Make an exact copy of the lines, leaving the pictures out.

** Start GIVEN INFORMATION **

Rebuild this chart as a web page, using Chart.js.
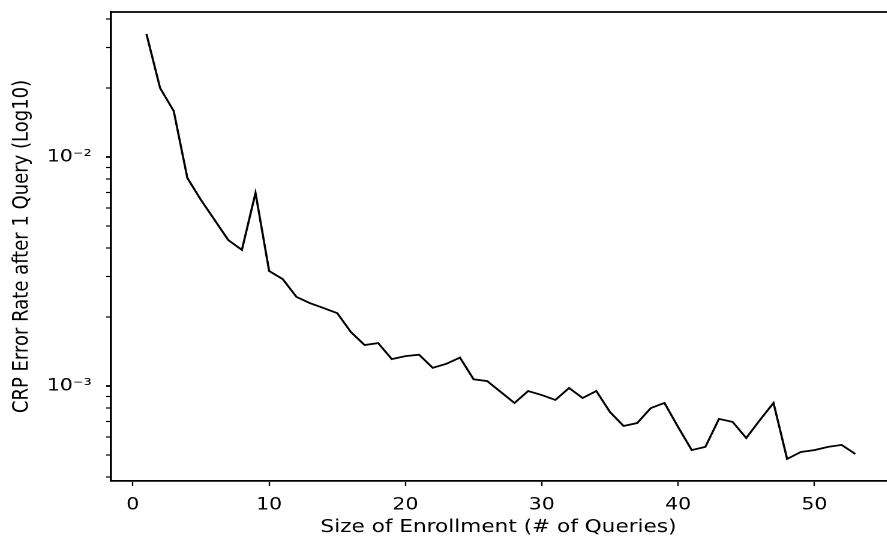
<!DOCTYPE html>
<html>
<head>
<meta charset="utf-8">
<script src="https://cdn.jsdelivr.net/npm/chart.js@4/dist/chart.umd.min.js"></script>
<style>
  html, body { margin: 0; padding: 0; background: #fff; overflow: hidden; }
  #outer { width: 887px; height: 540px; position: relative; overflow: hidden; }
  #wrap { width: 739.17px; height: 540px; position: absolute; left: 0; top: 0;
          transform: scaleX(1.2); transform-origin: 0 0; }
</style>
</head>
<body>
<div id="outer"><div id="wrap"><canvas id="c"></canvas></div></div>
<script>
const enrollmentSizes = [1,2,3,4,5,6,7,8,9,10,11,12,13,14,15,16,17,18,19,20,21,22,23,24,25,26,27,28,29,30,31,32,33,34,35,36,37,38,39,40,41,42,43,44,45,46,47,48,49,50,51,52,53];
const errorRates = [
  0.03445, 0.02001, 0.01588, 0.00810, 0.00649, 0.00531, 0.00434, 0.00393, 0.00697, 0.00318,
  0.00293, 0.00245, 0.00230, 0.00219, 0.00208, 0.00172, 0.00151, 0.00154, 0.00131, 0.00135,
  0.00137, 0.00120, 0.00125, 0.00133, 0.00107, 0.00105, 0.000941, 0.000843, 0.000951, 0.000913,
  0.000869, 0.000980, 0.000886, 0.000951, 0.000770, 0.000669, 0.000689, 0.000801, 0.000843, 0.000662,
  0.000525, 0.000542, 0.000718, 0.000697, 0.000593, 0.000710, 0.000843, 0.000480, 0.000515, 0.000525,
  0.000542, 0.000553, 0.000505
];
const xTickValues = [0, 10, 20, 30, 40, 50];
const yMajorTicks = [0.001, 0.01];
const yMajorLabels = ['10\u207B\u00B3', '10\u207B\u00B2'];
const yMinorSignificands = [1,2,3,4,5,6,7,8,9];
const yExponents = [-4, -3, -2];
const xRange = [-1.6, 55.25];
const yRange = [3.847e-4, 0.04297];

const points = enrollmentSizes.map((x, i) => ({ x: x, y: errorRates[i] }));

const frameTop = {
  id: 'frameTop',
  afterDraw(chart) {
    const { ctx, chartArea } = chart;
    ctx.save();
    ctx.strokeStyle = '#000';
    ctx.lineWidth = 1.8;
    ctx.beginPath();
    ctx.moveTo(chartArea.left, chartArea.top);
    ctx.lineTo(chartArea.right + 2, chartArea.top);
    ctx.stroke();
    ctx.restore();
  }
};

const FONT = 'DejaVu Sans';

new Chart(document.getElementById('c'), {
  type: 'line',
  data: {
    datasets: [{
      data: points,
      borderColor: '#000',
      borderWidth: 1.8,
      pointRadius: 0,
      tension: 0,
      fill: false
    }]
  },
  options: {
    responsive: true,
    maintainAspectRatio: false,
    animation: false,
    devicePixelRatio: 2,
    layout: { padding: { top: 12, right: 0, left: 0, bottom: 0 } },
    plugins: { legend: { display: false }, tooltip: { enabled: false } },
    scales: {
      x: {
        type: 'linear',
        min: xRange[0],
        max: xRange[1],
        afterBuildTicks(scale) {
          scale.ticks = xTickValues.map(v => ({ value: v }));
        },
        afterFit(scale) { scale.height = 59; scale.paddingLeft = 0; scale.paddingRight = 0; },
        ticks: {
          color: '#000',
          font: { family: FONT, size: 17 },
          padding: 9,
          maxRotation: 0,
          autoSkip: false,
          callback: v => String(v)
        },
        grid: { drawOnChartArea: false, drawTicks: true, tickLength: 5, tickColor: '#000', tickWidth: 1.2 },
        border: { display: true, color: '#000', width: 1.8 },
        title: {
          display: true,
          text: 'Size of Enrollment (# of Queries)',
          color: '#000',
          font: { family: FONT, size: 18 },
          padding: { top: 0, bottom: 2 }
        }
      },
      y: {
        type: 'logarithmic',
        min: yRange[0],
        max: yRange[1],
        afterBuildTicks(scale) {
          const t = [];
          yExponents.forEach(e => {
            yMinorSignificands.forEach(s => {
              const v = s * Math.pow(10, e);
              if (v >= yRange[0] && v <= yRange[1]) t.push({ value: v, major: s === 1 });
            });
          });
          scale.ticks = t;
        },
        afterFit(scale) { scale.width = 92.5; scale.paddingTop = 0; scale.paddingBottom = 0; },
        ticks: {
          color: '#000',
          font: { family: FONT, size: 17 },
          padding: 12,
          autoSkip: false,
          callback: function (v) {
            for (let i = 0; i < yMajorTicks.length; i++) {
              if (Math.abs(v - yMajorTicks[i]) / yMajorTicks[i] < 1e-6) return yMajorLabels[i];
            }
            return '';
          }
        },
        grid: {
          drawOnChartArea: false, drawTicks: true, tickLength: 4, tickColor: '#000',
          tickWidth: ctx => (ctx.tick && ctx.tick.major ? 1.8 : 1.2)
        },
        border: { display: true, color: '#000', width: 1.8 },
        title: {
          display: true,
          text: 'CRP Error Rate after 1 Query (Log10)',
          color: '#000',
          font: { family: FONT, size: 18 },
          padding: { top: 7.5, bottom: 0 }
        }
      }
    }
  },
  plugins: [frameTop]
});
</script>
</body>
</html>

** End GIVEN INFORMATION **

**TASK OUTPUT:**
Rebuild this chart as a web page, using Chart.js.
<!DOCTYPE html>
<html>
<head>
<meta charset="utf-8">
<script src="https://cdn.jsdelivr.net/npm/chart.js@4/dist/chart.umd.min.js"></script>
<style>
  html, body { margin: 0; padding: 0; background: #fff; overflow: hidden; }
  #outer { width: 887px; height: 540px; position: relative; overflow: hidden; }
  #wrap { width: 739.17px; height: 540px; position: absolute; left: 0; top: 0;
          transform: scaleX(1.2); transform-origin: 0 0; }
</style>
</head>
<body>
<div id="outer"><div id="wrap"><canvas id="c"></canvas></div></div>
<script>
const enrollmentSizes = [1,2,3,4,5,6,7,8,9,10,11,12,13,14,15,16,17,18,19,20,21,22,23,24,25,26,27,28,29,30,31,32,33,34,35,36,37,38,39,40,41,42,43,44,45,46,47,48,49,50,51,52,53];
const errorRates = [
  0.03445, 0.02001, 0.01588, 0.00810, 0.00649, 0.00531, 0.00434, 0.00393, 0.00697, 0.00318,
  0.00293, 0.00245, 0.00230, 0.00219, 0.00208, 0.00172, 0.00151, 0.00154, 0.00131, 0.00135,
  0.00137, 0.00120, 0.00125, 0.00133, 0.00107, 0.00105, 0.000941, 0.000843, 0.000951, 0.000913,
  0.000869, 0.000980, 0.000886, 0.000951, 0.000770, 0.000669, 0.000689, 0.000801, 0.000843, 0.000662,
  0.000525, 0.000542, 0.000718, 0.000697, 0.000593, 0.000710, 0.000843, 0.000480, 0.000515, 0.000525,
  0.000542, 0.000553, 0.000505
];
const xTickValues = [0, 10, 20, 30, 40, 50];
const yMajorTicks = [0.001, 0.01];
const yMajorLabels = ['10\u207B\u00B3', '10\u207B\u00B2'];
const yMinorSignificands = [1,2,3,4,5,6,7,8,9];
const yExponents = [-4, -3, -2];
const xRange = [-1.6, 55.25];
const yRange = [3.847e-4, 0.04297];

const points = enrollmentSizes.map((x, i) => ({ x: x, y: errorRates[i] }));

const frameTop = {
  id: 'frameTop',
  afterDraw(chart) {
    const { ctx, chartArea } = chart;
    ctx.save();
    ctx.strokeStyle = '#000';
    ctx.lineWidth = 1.8;
    ctx.beginPath();
    ctx.moveTo(chartArea.left, chartArea.top);
    ctx.lineTo(chartArea.right + 2, chartArea.top);
    ctx.stroke();
    ctx.restore();
  }
};

const FONT = 'DejaVu Sans';

new Chart(document.getElementById('c'), {
  type: 'line',
  data: {
    datasets: [{
      data: points,
      borderColor: '#000',
      borderWidth: 1.8,
      pointRadius: 0,
      tension: 0,
      fill: false
    }]
  },
  options: {
    responsive: true,
    maintainAspectRatio: false,
    animation: false,
    devicePixelRatio: 2,
    layout: { padding: { top: 12, right: 0, left: 0, bottom: 0 } },
    plugins: { legend: { display: false }, tooltip: { enabled: false } },
    scales: {
      x: {
        type: 'linear',
        min: xRange[0],
        max: xRange[1],
        afterBuildTicks(scale) {
          scale.ticks = xTickValues.map(v => ({ value: v }));
        },
        afterFit(scale) { scale.height = 59; scale.paddingLeft = 0; scale.paddingRight = 0; },
        ticks: {
          color: '#000',
          font: { family: FONT, size: 17 },
          padding: 9,
          maxRotation: 0,
          autoSkip: false,
          callback: v => String(v)
        },
        grid: { drawOnChartArea: false, drawTicks: true, tickLength: 5, tickColor: '#000', tickWidth: 1.2 },
        border: { display: true, color: '#000', width: 1.8 },
        title: {
          display: true,
          text: 'Size of Enrollment (# of Queries)',
          color: '#000',
          font: { family: FONT, size: 18 },
          padding: { top: 0, bottom: 2 }
        }
      },
      y: {
        type: 'logarithmic',
        min: yRange[0],
        max: yRange[1],
        afterBuildTicks(scale) {
          const t = [];
          yExponents.forEach(e => {
            yMinorSignificands.forEach(s => {
              const v = s * Math.pow(10, e);
              if (v >= yRange[0] && v <= yRange[1]) t.push({ value: v, major: s === 1 });
            });
          });
          scale.ticks = t;
        },
        afterFit(scale) { scale.width = 92.5; scale.paddingTop = 0; scale.paddingBottom = 0; },
        ticks: {
          color: '#000',
          font: { family: FONT, size: 17 },
          padding: 12,
          autoSkip: false,
          callback: function (v) {
            for (let i = 0; i < yMajorTicks.length; i++) {
              if (Math.abs(v - yMajorTicks[i]) / yMajorTicks[i] < 1e-6) return yMajorLabels[i];
            }
            return '';
          }
        },
        grid: {
          drawOnChartArea: false, drawTicks: true, tickLength: 4, tickColor: '#000',
          tickWidth: ctx => (ctx.tick && ctx.tick.major ? 1.8 : 1.2)
        },
        border: { display: true, color: '#000', width: 1.8 },
        title: {
          display: true,
          text: 'CRP Error Rate after 1 Query (Log10)',
          color: '#000',
          font: { family: FONT, size: 18 },
          padding: { top: 7.5, bottom: 0 }
        }
      }
    }
  },
  plugins: [frameTop]
});
</script>
</body>
</html>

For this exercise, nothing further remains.